The following tactics will help in designing a PKM system;
- Clarify any information needs for each situation. Information needs vary according to the type of decisions, the type of projects and a person's role in the project. By understanding your goals, priorities, and critical decisions, you can focus your efforts regarding what information you need.
- Identify critical questions to be answered before (as well as during) an information search. This will provide a framework to filter, sort, store, and further investigate information. A clearer understanding of what is needed will result in more effective searching and processing.
- Develop a strategy. Identify potential sources, such as books, articles, Web sites and databases as well as common keywords that describe the concepts you are researching. Use the advanced capabilities of Google. Try out a new search engine called chacha (www.chacha.com). Chacha works similar to Google but after it completes a search, the user has an option to have a live chat with a guide who can further assist in searching for information.
- Develop and access a network. This may include key people in the organization or people networked via the internet through software such as LinkedIn (www.linkedin.com).
- Identify "push" vs. "pull" information. "Push" information includes items sent without request; for example, email, whereas, "pull" information includes items that are a result of searching usually on the internet. To better manage information overload, clarify what information is needed to be "pushed" and what information is needed to be "pulled". Use filters to pre-sort incoming mail and selectively participate in bulletin boards, listservs and chat rooms.
- Use meaningful names and abbreviations to sort data. These names need to be recognizable a few months later. Make names brief and stay consistent when using name abbreviations and file extensions.
- Use the Organizational Rule of Four.
- FOR NOW - Read incoming information immediately and decide if it's important.
- FOR LATER - If the information is important then file it appropriately.
- FOR EVER - Backup crucial information on a thumb drive and hard drive.
- FORGET - Delete wherever possible. Hold on to what is interesting and discard the rest.
- Review information periodically. If information is not used within a specific time limit, then don't keep it.
- Bookmark when surfing the internet. Use any one of the following bookmarks:
www.blinklist.com, www.co.mments.com, www.del.icio.us, www.digg.com, www.fark.com, www.furl.com, www.reddit.com, www.smarkling.com, www.spurl.com, www.yahoomyweb.com, www.newsvine.com. - Practice email etiquette.
- Don't check email all the time. Keep it to once in the morning and once in the afternoon.

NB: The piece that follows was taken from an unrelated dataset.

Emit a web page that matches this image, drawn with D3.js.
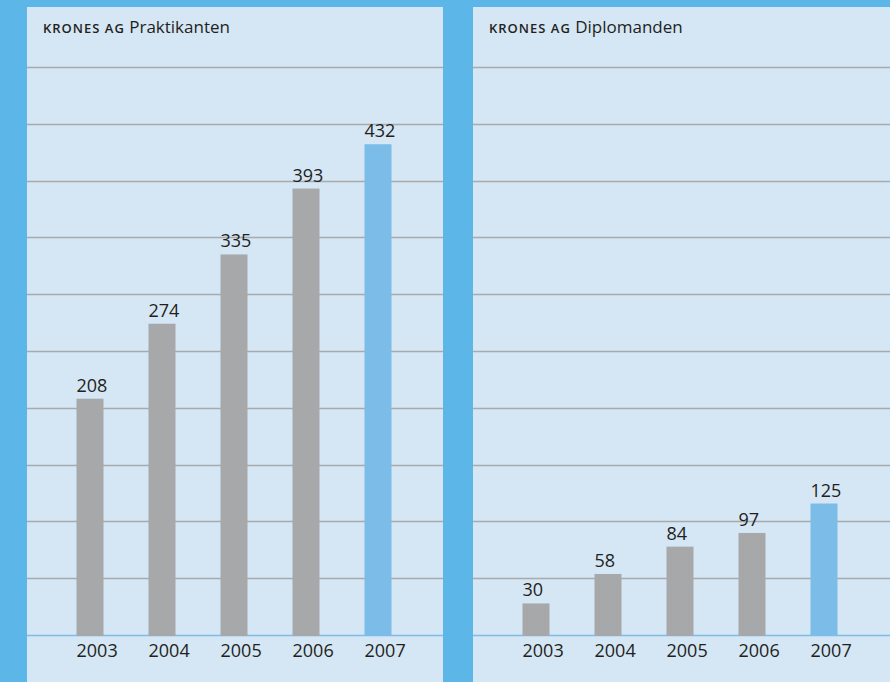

- Don't let email interrupt projects, phone calls and conversations.
- Turn off the feature that notifies every time an email message is received.
- Don't use "reply to all" when responding to email. Send follow-up messages only to those people who will actually benefit from the reply.
- Write informative subject lines for your email messages.
- Create a special email address for personal messages and newsletters and check this account once a day.
- Keep emails short and to the point.
- Maintain proper spelling, grammar and sentence structure.
- Never write an email when upset. Emails are forever.
Dealing with information overload is not a new concept. In T.S. Eliot's 1915 poem Choruses from "The Rock", he said:
"Where is the Life we have lost in living? Where is the wisdom we have lost in knowledge? Where is the knowledge we have lost in information? Where is the information we have lost in data?"
As it was in the past and as it will continue to be for many years to come, knowledge gained from accessible information by any available means (human or otherwise) will always be an important commodity.